One month ago, our family nearly doubled in size.
Yes. I know. If life were a math problem, mine would look like this:
Mom + Dad + 3 Teenage Boys + Twin 4 Year Olds + 5 Year Old = Impossible
I’ve hinted at it here and there on Twitter and Facebook, little references most people would miss but a few have noticed. I’ve purposefully kept it quiet up until now, at least online. The situation is complicated and private. Not for mass consumption.
Yet now I wonder if perhaps part of God’s purpose in all this is for Troy and I to share the journey, authentically, story by story. For that reason, I’m drawing the curtains today and giving you glimpse inside our home.
Almost 6 months ago, we received a phone call. A relative asked us to raise her three small children. I won’t give you the details of the situation; I love her too much for that. But you can imagine the circumstances and heartache surrounding such a decision. I’ve never been more proud of her.
Without hesitation, we agreed. Naivete does that. Within 48 hours, these three children were in our home, running, playing, being kids, and changing the decibel level. Still, the situation was and is complicated. Within a few days they left, only to return a total of 3 different times, culminating in their moving in to our home permanently a month ago.
As we’ve shared this news with select friends and family, we’ve received varied responses. Most think we’re crazy. Others say we’re “saints.” I can assure you we’re neither. Nearly everyone looks puzzled. Without posing the question, they wonder, “Why are you doing this?”
Excellent question. And one I’ve asked. We were on the verge of empty nest. Two months before the phone call, our second son graduated from highschool. Three weeks before, we sold our 8-passenger Ford Expedition for a small car. One month after, our youngest son started highschool and older two started college. Eight months before I received a diagnosis that completely changed my health and life. On paper, it made no sense. Impossible even.
And, yet, we’re doing it anyway, because:
- We Can. Three years ago we bought a fixer-upper home nearly twice the size of our former house. My contractor husband has spent three years remodeling it until it’s beyond anything we could dream of or deserve. We have more than enough space for everyone. Additionally, we’re self-employed, allowing us a little extra freedom to rearrange schedules and adapt. And our three boys are nearly grown, not to mention fully supportive. It’s not convenient, not simple, not affordable, certainly not easy. But we can do this.
- It’s Right. In 2008, after returning from two weeks in the poorest area of South Africa, I tattooed Isaiah 58:10 on my ankle. I didn’t want to forget, didn’t want to get so comfortable in my suburban life that I’d forget the faces and the stories of the lost and discarded. I wanted it to matter to me for more than a two-week mission trip. Over the past several months as we’ve considered this change, I’ve been haunted by that verse, not to mention countless others testifying to our responsibility to the poor, needy, wounded and unwanted.
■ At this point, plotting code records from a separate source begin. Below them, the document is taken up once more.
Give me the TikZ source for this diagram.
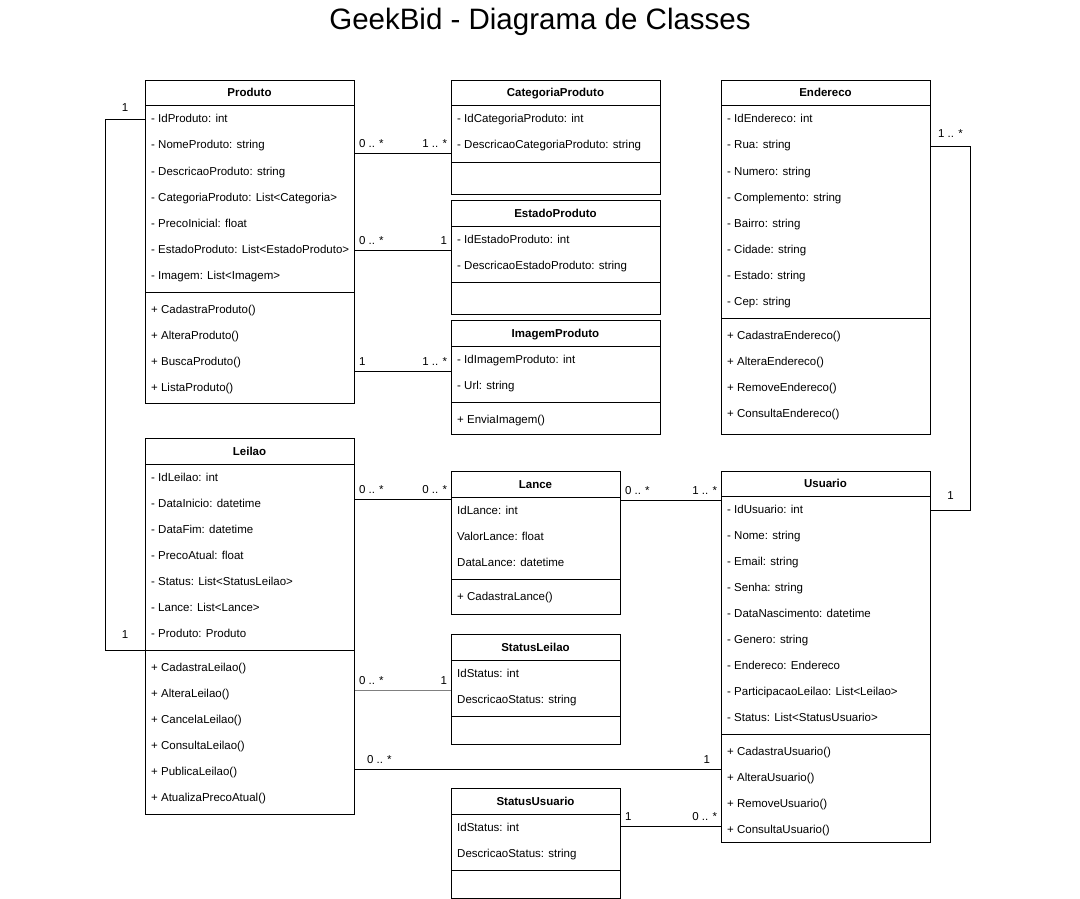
\documentclass[tikz,border=0pt]{standalone}
\usepackage{fontspec}
\setmainfont{Liberation Sans}
\definecolor{edgegray}{HTML}{808080}

\begin{document}
\begin{tikzpicture}[x=1pt,y=-1pt,
    classbox/.style={draw,line width=1pt,fill=white,anchor=north west,inner sep=0pt},
    head/.style={font=\fontsize{11.5}{13}\selectfont\bfseries,inner sep=0pt,text height=9.5pt,text depth=1.5pt},
    row/.style={font=\fontsize{11.5}{13}\selectfont,anchor=west,inner sep=0pt,text height=9.5pt,text depth=1.5pt},
    edge/.style={line width=1pt},
    mult/.style={font=\fontsize{11.5}{13}\selectfont,inner xsep=3.5pt,inner ysep=5pt}]
                \useasboundingbox (0,0) rectangle (1080,899);
                \node[font=\fontsize{29.5}{32}\selectfont,anchor=base,inner sep=0pt] (title) at (540,30) {GeekBid - Diagrama de Classes};

                % Produto
                \node[classbox,minimum width=209pt,minimum height=323pt] (produto) at (145,80) {};
                \draw[edge] (produto.west |- 0,106) -- (produto.east |- 0,106);
                \draw[edge] (produto.west |- 0,292) -- (produto.east |- 0,292);
                \node[head] (produto-name) at (249.5,93) {Produto};
                \begin{scope}
                \clip (145,80) rectangle (352,403);
                \foreach \t [count=\i] in {- IdProduto: int, - NomeProduto: string, - DescricaoProduto: string,
                    - CategoriaProduto: List<Categoria>, - PrecoInicial: float,
                    - EstadoProduto: List<EstadoProduto>, - Imagem: List<Imagem>}
                    \node[row] (produto-a\i) at (151,{119+26*(\i-1)}) {\t};
                \end{scope}
                \foreach \t [count=\i] in {+ CadastraProduto(), + AlteraProduto(), + BuscaProduto(), + ListaProduto()}
                    \node[row] (produto-m\i) at (151,{309+26*(\i-1)}) {\t};

                % CategoriaProduto
                \node[classbox,minimum width=209pt,minimum height=114pt] (categoria) at (451,80) {};
                \draw[edge] (categoria.west |- 0,106) -- (categoria.east |- 0,106);
                \draw[edge] (categoria.west |- 0,162) -- (categoria.east |- 0,162);
                \node[head] (categoria-name) at (555.5,93) {CategoriaProduto};
                \foreach \t [count=\i] in {- IdCategoriaProduto: int, - DescricaoCategoriaProduto: string}
                    \node[row] (categoria-a\i) at (457,{119+26*(\i-1)}) {\t};

                % EstadoProduto
                \node[classbox,minimum width=209pt,minimum height=114pt] (estado) at (451,200) {};
                \draw[edge] (estado.west |- 0,226) -- (estado.east |- 0,226);
                \draw[edge] (estado.west |- 0,282) -- (estado.east |- 0,282);
                \node[head] (estado-name) at (555.5,213) {EstadoProduto};
                \foreach \t [count=\i] in {- IdEstadoProduto: int, - DescricaoEstadoProduto: string}
                    \node[row] (estado-a\i) at (457,{239+26*(\i-1)}) {\t};

                % ImagemProduto
                \node[classbox,minimum width=209pt,minimum height=114pt] (imagem) at (451,320) {};
                \draw[edge] (imagem.west |- 0,346) -- (imagem.east |- 0,346);
                \draw[edge] (imagem.west |- 0,402) -- (imagem.east |- 0,402);
                \node[head] (imagem-name) at (555.5,333) {ImagemProduto};
                \foreach \t [count=\i] in {- IdImagemProduto: int, - Url: string}
                    \node[row] (imagem-a\i) at (457,{359+26*(\i-1)}) {\t};
                \node[row] (imagem-m1) at (457,419) {+ EnviaImagem()};

                % Endereco
                \node[classbox,minimum width=209pt,minimum height=354pt] (endereco) at (721,80) {};
                \draw[edge] (endereco.west |- 0,106) -- (endereco.east |- 0,106);
                \draw[edge] (endereco.west |- 0,318) -- (endereco.east |- 0,318);
                \node[head] (endereco-name) at (825.5,93) {Endereco};
                \foreach \t [count=\i] in {- IdEndereco: int, - Rua: string, - Numero: string, - Complemento: string,
                    - Bairro: string, - Cidade: string, - Estado: string, - Cep: string}
                    \node[row] (endereco-a\i) at (727,{119+26*(\i-1)}) {\t};
                \foreach \t [count=\i] in {+ CadastraEndereco(), + AlteraEndereco(), + RemoveEndereco(), + ConsultaEndereco()}
                    \node[row] (endereco-m\i) at (727,{335+26*(\i-1)}) {\t};

                % Leilao
                \node[classbox,minimum width=209pt,minimum height=376pt] (leilao) at (145,438) {};
                \draw[edge] (leilao.west |- 0,464) -- (leilao.east |- 0,464);
                \draw[edge] (leilao.west |- 0,650) -- (leilao.east |- 0,650);
                \node[head] (leilao-name) at (249.5,451) {Leilao};
                \foreach \t [count=\i] in {- IdLeilao: int, - DataInicio: datetime, - DataFim: datetime, - PrecoAtual: float,
                    - Status: List<StatusLeilao>, - Lance: List<Lance>, - Produto: Produto}
                    \node[row] (leilao-a\i) at (151,{477+26*(\i-1)}) {\t};
                \foreach \t [count=\i] in {+ CadastraLeilao(), + AlteraLeilao(), + CancelaLeilao(), + ConsultaLeilao(),
                    + PublicaLeilao(), + AtualizaPrecoAtual()}
                    \node[row] (leilao-m\i) at (151,{667+26*(\i-1)}) {\t};

                % Lance
                \node[classbox,minimum width=169pt,minimum height=143pt] (lance) at (451,471) {};
                \draw[edge] (lance.west |- 0,497) -- (lance.east |- 0,497);
                \draw[edge] (lance.west |- 0,579) -- (lance.east |- 0,579);
                \node[head] (lance-name) at (535.5,484) {Lance};
                \foreach \t [count=\i] in {IdLance: int, ValorLance: float, DataLance: datetime}
                    \node[row] (lance-a\i) at (457,{510+26*(\i-1)}) {\t};
                \node[row] (lance-m1) at (457,596) {+ CadastraLance()};

                % StatusLeilao
                \node[classbox,minimum width=169pt,minimum height=110pt] (statusleilao) at (451,634) {};
                \draw[edge] (statusleilao.west |- 0,660) -- (statusleilao.east |- 0,660);
                \draw[edge] (statusleilao.west |- 0,716) -- (statusleilao.east |- 0,716);
                \node[head] (statusleilao-name) at (535.5,647) {StatusLeilao};
                \foreach \t [count=\i] in {IdStatus: int, DescricaoStatus: string}
                    \node[row] (statusleilao-a\i) at (457,{673+26*(\i-1)}) {\t};

                % StatusUsuario
                \node[classbox,minimum width=169pt,minimum height=110pt] (statususuario) at (451,788) {};
                \draw[edge] (statususuario.west |- 0,814) -- (statususuario.east |- 0,814);
                \draw[edge] (statususuario.west |- 0,870) -- (statususuario.east |- 0,870);
                \node[head] (statususuario-name) at (535.5,801) {StatusUsuario};
                \foreach \t [count=\i] in {IdStatus: int, DescricaoStatus: string}
                    \node[row] (statususuario-a\i) at (457,{827+26*(\i-1)}) {\t};

                % Usuario
                \node[classbox,minimum width=209pt,minimum height=371pt] (usuario) at (721,471) {};
                \draw[edge] (usuario.west |- 0,496) -- (usuario.east |- 0,496);
                \draw[edge] (usuario.west |- 0,734) -- (usuario.east |- 0,734);
                \node[head] (usuario-name) at (825.5,483.5) {Usuario};
                \foreach \t [count=\i] in {- IdUsuario: int, - Nome: string, - Email: string, - Senha: string,
                    - DataNascimento: datetime, - Genero: string, - Endereco: Endereco,
                    - ParticipacaoLeilao: List<Leilao>, - Status: List<StatusUsuario>}
                    \node[row] (usuario-a\i) at (727,{509+26*(\i-1)}) {\t};
                \foreach \t [count=\i] in {+ CadastraUsuario(), + AlteraUsuario(), + RemoveUsuario(), + ConsultaUsuario()}
                    \node[row] (usuario-m\i) at (727,{751+26*(\i-1)}) {\t};

                % associations
                \draw[edge] (produto.west |- 0,119.5) -- node[mult,above,yshift=2pt] (m-pl1) {1} (105,119.5)
                    |- node[mult,above,pos=0.75,yshift=6pt] (m-pl2) {1} (leilao.west |- 0,650);
                \draw[edge] (produto.east |- 0,153) -- node[mult,pos=0,above right] (m-pc1) {0 .. *}
                    node[mult,pos=1,above left] (m-pc2) {1 .. *} (categoria.west |- 0,153);
                \draw[edge] (produto.east |- 0,250) -- node[mult,pos=0,above right] (m-pe1) {0 .. *}
                    node[mult,pos=1,above left] (m-pe2) {1} (estado.west |- 0,250);
                \draw[edge] (produto.east |- 0,371) -- node[mult,pos=0,above right] (m-pi1) {1}
                    node[mult,pos=1,above left] (m-pi2) {1 .. *} (imagem.west |- 0,371);
                \draw[edge] (endereco.east |- 0,146) -- node[mult,above,yshift=3pt] (m-eu1) {1 .. *} (970,146)
                    |- node[mult,above,pos=0.75,yshift=5pt] (m-eu2) {1} (usuario.east |- 0,510);
                \draw[edge] (leilao.east |- 0,499) -- node[mult,pos=0,above right] (m-ll1) {0 .. *}
                    node[mult,pos=1,above left] (m-ll2) {0 .. *} (lance.west |- 0,499);
                \draw[edge] (lance.east |- 0,500) -- node[mult,pos=0,above right] (m-lu1) {0 .. *}
                    node[mult,pos=1,above left] (m-lu2) {1 .. *} (usuario.west |- 0,500);
                \draw[edge,edgegray] (leilao.east |- 0,690) -- node[mult,black,pos=0,above right] (m-ls1) {0 .. *}
                    node[mult,black,pos=1,above left] (m-ls2) {1} (statusleilao.west |- 0,690);
                \draw[edge] (leilao.east |- 0,769) -- node[mult,pos=0,above right,xshift=8pt] (m-lu3) {0 .. *}
                    node[mult,pos=1,above left,xshift=-7pt] (m-lu4) {1} (usuario.west |- 0,769);
                \draw[edge] (statususuario.east |- 0,826) -- node[mult,pos=0,above right] (m-su1) {1}
                    node[mult,pos=1,above left] (m-su2) {0 .. *} (usuario.west |- 0,826);
            \end{tikzpicture}
\end{document}
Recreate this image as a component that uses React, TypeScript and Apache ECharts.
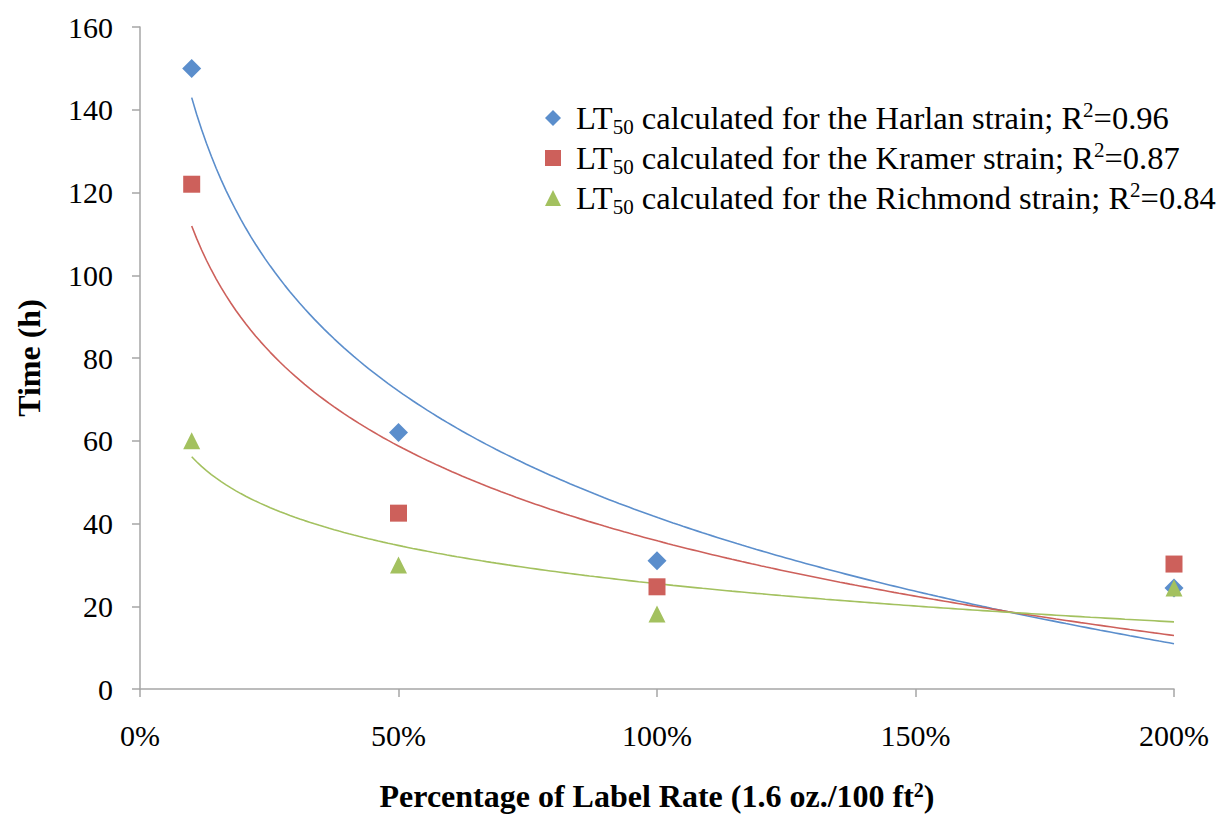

Compassion is nothing but 10 letters unless it’s active. As my youngest son said, “Mom, this is what family is all about.” Exactly.
- He’s In It. For most of our marriage, Troy and I have talked about selling everything we own and moving to a mission field once our boys are grown. After that first phone call last July, we both felt as if God was saying, “You said you’d go anywhere for Me. Instead, I’m bringing the mission field to you. Still game?” Trust me when I say it’s one thing to dream, another thing to DO. One thing to say, “Here I am, send me” and another thing to strap on your shoes and start walking. Still, I don’t believe God asks us to do the impossible and then passes it off like a baton in a relay. Instead, I believe He is with us in it. And we’re going to see Him. There’s nothing I want more.
A friend recently told me, “Just because something is hard, doesn’t mean you’re not called to it.” This is hard. One of the hardest things we’ve done. Our early naivete melted into stark reality. We’re tired, overwhelmed, and grieving our old, simpler life. But we’re also excited, blessed, and embracing this beautiful new one. It’s not the adventure we anticipated, but it’s the adventure we’ve been ask to take.
And we’re saying “Yes.”
Are you facing something that appears impossible right now? How are you coping with it?